[Rows from a dataset]
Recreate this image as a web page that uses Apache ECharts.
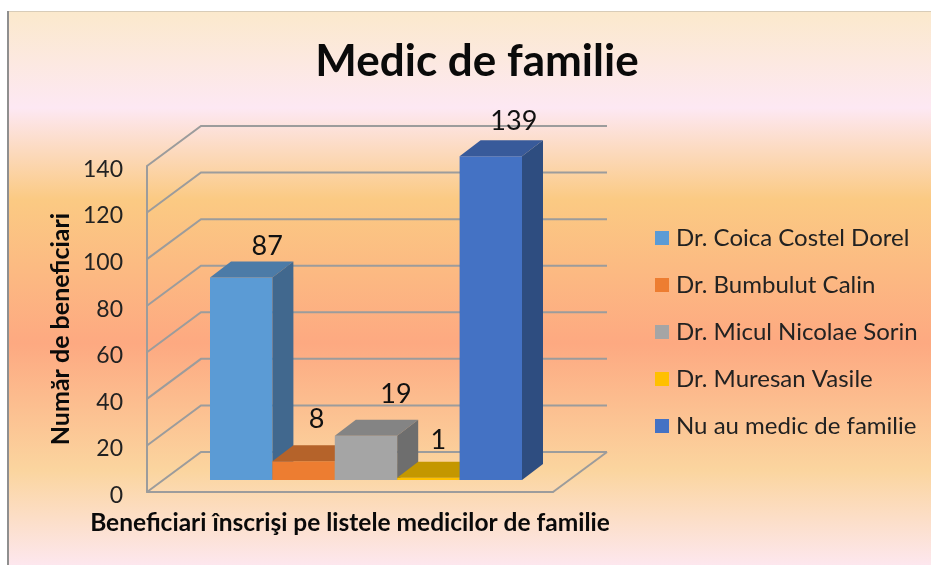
<!DOCTYPE html>
<html>
<head>
<meta charset="utf-8">
<style>
  html, body { margin: 0; padding: 0; background: #fff; }
  #myChart { width: 931px; height: 565px; }
</style>
<script src="https://cdn.jsdelivr.net/npm/echarts@6/dist/echarts.min.js"></script>
</head>
<body>
<div id="myChart"></div>
<script>
var categories = ['Beneficiari înscrişi pe listele medicilor de familie'];
var doctorNames = ['Dr. Coica Costel Dorel', 'Dr. Bumbulut Calin', 'Dr. Micul Nicolae Sorin', 'Dr. Muresan Vasile', 'Nu au medic de familie'];
var doctorValues = [87, 8, 19, 1, 139];
var tickValues = [0, 20, 40, 60, 80, 100, 120, 140];

// culori: fata, capac, lateral
var frontColors = ['#5b9bd5', '#ed7d31', '#a5a5a5', '#ffc000', '#4472c4'];
var topColors = ['#4c7ba7', '#b5632a', '#848484', '#c49700', '#385a9a'];
var sideColors = ['#41688e', '#9c5524', '#6e6e6e', '#a88200', '#2e4d80'];
// pozitia etichetelor fata de coltul din spate al barei
var labelNudge = [[26, -15], [13, -26], [30, -25], [10, -21], [23, -19]];

var FONT = 'Lato, Carlito, Calibri, sans-serif';
var LINE = '#9c9c9c';
var wallDx = 54, wallDy = 40; // adancimea podelei
var barDx = 21, barDy = 16; // adancimea barei
var floorDx = 16, floorDy = 12; // cat de departe de marginea din fata stau barele
var barWidth = 62.4;

function poly(pts, color) {
  return { type: 'polygon', shape: { points: pts }, style: { fill: color } };
}

function wallItem(params, api) {
  var cs = params.coordSys;
  var y = api.coord([0, api.value(0)])[1];
  var kids = [{
    type: 'polyline',
    shape: { points: [[cs.x, y], [cs.x + wallDx, y - wallDy], [cs.x + cs.width + wallDx, y - wallDy]] },
    style: { fill: null, stroke: LINE, lineWidth: 2 }
  }];
  if (api.value(0) === 0) {
    kids.push({
      type: 'line',
      shape: { x1: cs.x + cs.width, y1: y, x2: cs.x + cs.width + wallDx, y2: y - wallDy },
      style: { stroke: LINE, lineWidth: 2 }
    });
  }
  return { type: 'group', children: kids };
}

function barSeries(i) {
  return {
    name: doctorNames[i],
    type: 'custom',
    silent: true,
    z: 5 + i,
    itemStyle: { color: frontColors[i] },
    data: [[0, doctorValues[i]]],
    renderItem: function (params, api) {
      var base = api.coord([0, 0]);
      var top = api.coord([0, api.value(1)]);
      var x0 = base[0] - 2.5 * barWidth + i * barWidth + floorDx;
      var x1 = x0 + barWidth;
      var yB = base[1] - floorDy;
      var yT = top[1] - floorDy;
      return {
        type: 'group',
        children: [
          poly([[x0, yB], [x1, yB], [x1, yT], [x0, yT]], frontColors[i]),
          poly([[x0, yT], [x1, yT], [x1 + barDx, yT - barDy], [x0 + barDx, yT - barDy]], topColors[i]),
          poly([[x1, yB], [x1 + barDx, yB - barDy], [x1 + barDx, yT - barDy], [x1, yT]], sideColors[i]),
          {
            type: 'text',
            style: {
              text: String(api.value(1)),
              x: (x0 + x1) / 2 + labelNudge[i][0],
              y: yT - barDy + labelNudge[i][1],
              align: 'center',
              verticalAlign: 'middle',
              font: '27px ' + FONT,
              fill: '#111'
            }
          }
        ]
      };
    }
  };
}

var chartInst = echarts.init(document.getElementById('myChart'));
chartInst.setOption({
  animation: false,
  graphic: [
    {
      type: 'rect', z: -10, silent: true,
      shape: { x: 7, y: 11, width: 924, height: 554 },
      style: {
        fill: new echarts.graphic.LinearGradient(0, 0, 0, 1, [
          { offset: 0, color: '#fbe9cc' },
          { offset: 0.175, color: '#fde8f3' },
          { offset: 0.34, color: '#fbca83' },
          { offset: 0.6, color: '#fda981' },
          { offset: 0.83, color: '#fbd59f' },
          { offset: 1, color: '#fde7ee' }
        ])
      }
    },
    { type: 'rect', z: -9, silent: true, shape: { x: 7, y: 11, width: 2, height: 554 }, style: { fill: '#8f8f8f' } },
    { type: 'rect', z: -9, silent: true, shape: { x: 9, y: 11, width: 922, height: 1 }, style: { fill: '#d8ccb8' } }
  ],
  title: {
    text: 'Medic de familie',
    left: 472,
    top: 35,
    textAlign: 'center',
    textStyle: { fontFamily: FONT, fontSize: 44, fontWeight: 'bold', color: '#0a0a0a' }
  },
  legend: {
    data: doctorNames,
    orient: 'vertical',
    left: 650,
    top: 221,
    icon: 'rect',
    itemWidth: 14,
    itemHeight: 14,
    itemGap: 23,
    selectedMode: false,
    textStyle: { fontFamily: FONT, fontSize: 24, color: '#222', padding: [0, 0, 0, 2], lineHeight: 22 }
  },
  grid: { left: 147, top: 166, width: 406, height: 326 },
  xAxis: {
    type: 'category',
    data: categories,
    axisTick: { show: false },
    axisLabel: { show: false },
    axisLine: { show: true, lineStyle: { color: LINE, width: 2 } },
    name: categories[0],
    nameLocation: 'middle',
    nameGap: 19,
    nameTextStyle: { fontFamily: FONT, fontSize: 24.5, fontWeight: 'bold', color: '#0a0a0a' },
    silent: true
  },
  yAxis: {
    type: 'value',
    min: 0,
    max: 140,
    interval: 20,
    axisTick: { show: false },
    splitLine: { show: false },
    axisLine: { show: true, lineStyle: { color: LINE, width: 2 } },
    axisLabel: {
      margin: 24,
      formatter: '{v|{value}}',
      rich: {
        v: { fontFamily: FONT, fontSize: 23, color: '#222', padding: [7, 0, 0, 0] }
      }
    },
    name: 'Număr de beneficiari',
    nameLocation: 'middle',
    nameRotate: 90,
    nameGap: 74,
    nameTextStyle: { fontFamily: FONT, fontSize: 25, fontWeight: 'bold', color: '#0a0a0a' },
    silent: true
  },
  series: [
    {
      name: 'grid',
      type: 'custom',
      silent: true,
      z: 1,
      data: tickValues.map(function (v) { return [v]; }),
      encode: { y: 0 },
      renderItem: wallItem
    }
  ].concat(doctorNames.map(function (n, i) { return barSeries(i); }))
});
</script>
</body>
</html>
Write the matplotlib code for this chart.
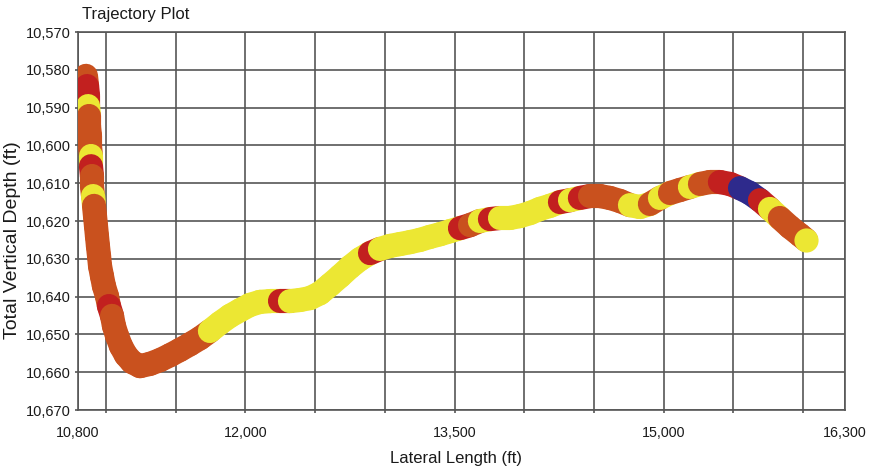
import matplotlib
matplotlib.use("Agg")
import matplotlib.pyplot as plt
from matplotlib.collections import LineCollection

plt.rcParams["font.family"] = ["Liberation Sans", "DejaVu Sans"]

# Well path: lateral length (ft) and true vertical depth (ft) along the bore
lateral_ft = [
    10857, 10865, 10872, 10872, 10879, 10879, 10886, 10886, 10893, 10893,
    10900, 10900, 10908, 10915, 10922, 10929, 10936, 10943, 10951, 10958,
    10972, 10986, 11008, 11022, 11044, 11058, 11080, 11108, 11144, 11187,
    11245, 11316, 11388, 11460, 11531, 11603, 11675, 11746, 11818, 11890,
    11962, 12033, 12105, 12177, 12248, 12320, 12392, 12463, 12535, 12607,
    12679, 12750, 12822, 12894, 12965, 13037, 13109, 13180, 13252, 13324,
    13396, 13467, 13539, 13611, 13682, 13754, 13826, 13897, 13969, 14041,
    14113, 14184, 14256, 14328, 14399, 14471, 14543, 14614, 14686, 14758,
    14830, 14901, 14973, 15045, 15116, 15188, 15260, 15331, 15403, 15475,
    15547, 15618, 15690, 15762, 15833, 15905, 15977, 16020,
]
tvd_ft = [
    10581.6, 10584.3, 10586.9, 10589.6, 10592.2, 10594.9, 10597.5, 10600.2, 10602.8, 10605.5,
    10608.1, 10610.7, 10613.4, 10616.0, 10618.7, 10621.3, 10624.0, 10626.6, 10629.3, 10631.9,
    10634.6, 10637.2, 10639.9, 10642.5, 10645.1, 10647.8, 10650.4, 10653.1, 10655.5, 10657.3,
    10658.4, 10657.8, 10656.8, 10655.5, 10654.1, 10652.6, 10651.0, 10649.1, 10647.0, 10645.1,
    10643.6, 10642.2, 10641.4, 10641.2, 10641.2, 10641.2, 10640.9, 10640.4, 10639.1, 10636.9,
    10634.6, 10632.2, 10630.1, 10628.5, 10627.4, 10626.6, 10626.1, 10625.6, 10625.0, 10624.2,
    10623.5, 10622.7, 10621.9, 10621.1, 10620.0, 10619.5, 10619.2, 10619.2, 10618.7, 10617.9,
    10616.8, 10616.0, 10615.0, 10614.5, 10613.9, 10613.4, 10613.4, 10613.9, 10614.7, 10615.8,
    10616.3, 10615.5, 10613.9, 10612.6, 10611.8, 10611.0, 10610.2, 10609.7, 10609.7, 10610.2,
    10611.3, 10612.6, 10614.5, 10616.8, 10619.2, 10621.6, 10623.7, 10625.0,
]
# Formation class at each survey point: Y, O, R, B
zone = [
    "O", "R", "R", "Y", "O", "O", "O", "O", "Y", "R",
    "O", "O", "Y", "O", "O", "O", "O", "O", "O", "O",
    "O", "O", "O", "R", "O", "O", "O", "O", "O", "O",
    "O", "O", "O", "O", "O", "O", "O", "Y", "Y", "Y",
    "Y", "Y", "Y", "Y", "R", "Y", "Y", "Y", "Y", "Y",
    "Y", "Y", "Y", "R", "Y", "Y", "Y", "Y", "Y", "Y",
    "Y", "Y", "R", "O", "Y", "R", "Y", "Y", "Y", "Y",
    "Y", "Y", "R", "Y", "R", "O", "O", "O", "O", "Y",
    "Y", "O", "Y", "O", "O", "Y", "O", "O", "R", "R",
    "B", "B", "R", "Y", "O", "O", "O", "Y",
]

x_ticks = [10800, 11000, 11500, 12000, 12500, 13000, 13500, 14000,
           14500, 15000, 15500, 16000, 16300]
x_tick_labels = ["10,800", "", "", "12,000", "", "", "13,500", "",
                 "", "15,000", "", "", "16,300"]
y_ticks = [10570, 10580, 10590, 10600, 10610, 10620, 10630,
           10640, 10650, 10660, 10670]

face = {"Y": "#ECE733", "O": "#C9511E", "R": "#C2201F", "B": "#2E2A8C"}

grid_col = "#565656"
text_col = "#1a1a1a"
tube_pt = 17.4  # tube diameter in points

fig = plt.figure(figsize=(8.76, 4.69), dpi=100)
ax = fig.add_axes([78 / 876, 1 - 410 / 469, 767 / 876, 378 / 469])

# Thick, round-capped segments between survey stations, coloured by zone
pts = list(zip(lateral_ft, tvd_ft))
segments = [[pts[i], pts[i + 1]] for i in range(len(pts) - 1)]
tube = LineCollection(segments, colors=[face[z] for z in zone[:-1]],
                      linewidths=tube_pt, capstyle="round", zorder=3)
ax.add_collection(tube)
# Final station drawn as a full disc on top
ax.scatter(lateral_ft[-1:], tvd_ft[-1:], s=tube_pt ** 2,
           c=[face[zone[-1]]], linewidths=0, zorder=4)

ax.set_xlim(10800, 16300)
ax.set_ylim(10670, 10570)

ax.set_xticks(x_ticks)
ax.set_xticklabels(x_tick_labels)
ax.set_yticks(y_ticks)
ax.set_yticklabels([f"{v:,}" for v in y_ticks])

ax.set_axisbelow(True)
ax.grid(True, color=grid_col, linewidth=1.2)
for sp in ax.spines.values():
    sp.set_color(grid_col)
    sp.set_linewidth(1.2)
    sp.set_zorder(1)

ax.tick_params(axis="x", length=2.5, width=1.2, color=grid_col,
               pad=9, labelsize=10.3, labelcolor=text_col)
ax.tick_params(axis="y", length=2, width=1.2, color=grid_col,
               pad=3, labelsize=10.5, labelcolor=text_col)
xt = ax.xaxis.get_major_ticks()
xt[0].tick1line.set_visible(False)
xt[-1].tick1line.set_visible(False)

fig.text(82 / 876, 1 - 19 / 469, "Trajectory Plot", fontsize=12,
         ha="left", va="baseline", color=text_col)
fig.text(456 / 876, 1 - 463 / 469, "Lateral Length (ft)", fontsize=12,
         ha="center", va="baseline", color=text_col)
fig.text(13 / 876, 1 - 240 / 469, "Total Vertical Depth (ft)", fontsize=14,
         ha="center", va="center", rotation=90, color=text_col)

fig.savefig("out.png", dpi=100)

• Written instruction: Skip the pictures, please, and transcribe only the lines from the beginning of the material through the one that contains "var barWidth = 62.4;".

• Task solution:
Recreate this image as a web page that uses Apache ECharts.
<!DOCTYPE html>
<html>
<head>
<meta charset="utf-8">
<style>
  html, body { margin: 0; padding: 0; background: #fff; }
  #myChart { width: 931px; height: 565px; }
</style>
<script src="https://cdn.jsdelivr.net/npm/echarts@6/dist/echarts.min.js"></script>
</head>
<body>
<div id="myChart"></div>
<script>
var categories = ['Beneficiari înscrişi pe listele medicilor de familie'];
var doctorNames = ['Dr. Coica Costel Dorel', 'Dr. Bumbulut Calin', 'Dr. Micul Nicolae Sorin', 'Dr. Muresan Vasile', 'Nu au medic de familie'];
var doctorValues = [87, 8, 19, 1, 139];
var tickValues = [0, 20, 40, 60, 80, 100, 120, 140];

// culori: fata, capac, lateral
var frontColors = ['#5b9bd5', '#ed7d31', '#a5a5a5', '#ffc000', '#4472c4'];
var topColors = ['#4c7ba7', '#b5632a', '#848484', '#c49700', '#385a9a'];
var sideColors = ['#41688e', '#9c5524', '#6e6e6e', '#a88200', '#2e4d80'];
// pozitia etichetelor fata de coltul din spate al barei
var labelNudge = [[26, -15], [13, -26], [30, -25], [10, -21], [23, -19]];

var FONT = 'Lato, Carlito, Calibri, sans-serif';
var LINE = '#9c9c9c';
var wallDx = 54, wallDy = 40; // adancimea podelei
var barDx = 21, barDy = 16; // adancimea barei
var floorDx = 16, floorDy = 12; // cat de departe de marginea din fata stau barele
var barWidth = 62.4;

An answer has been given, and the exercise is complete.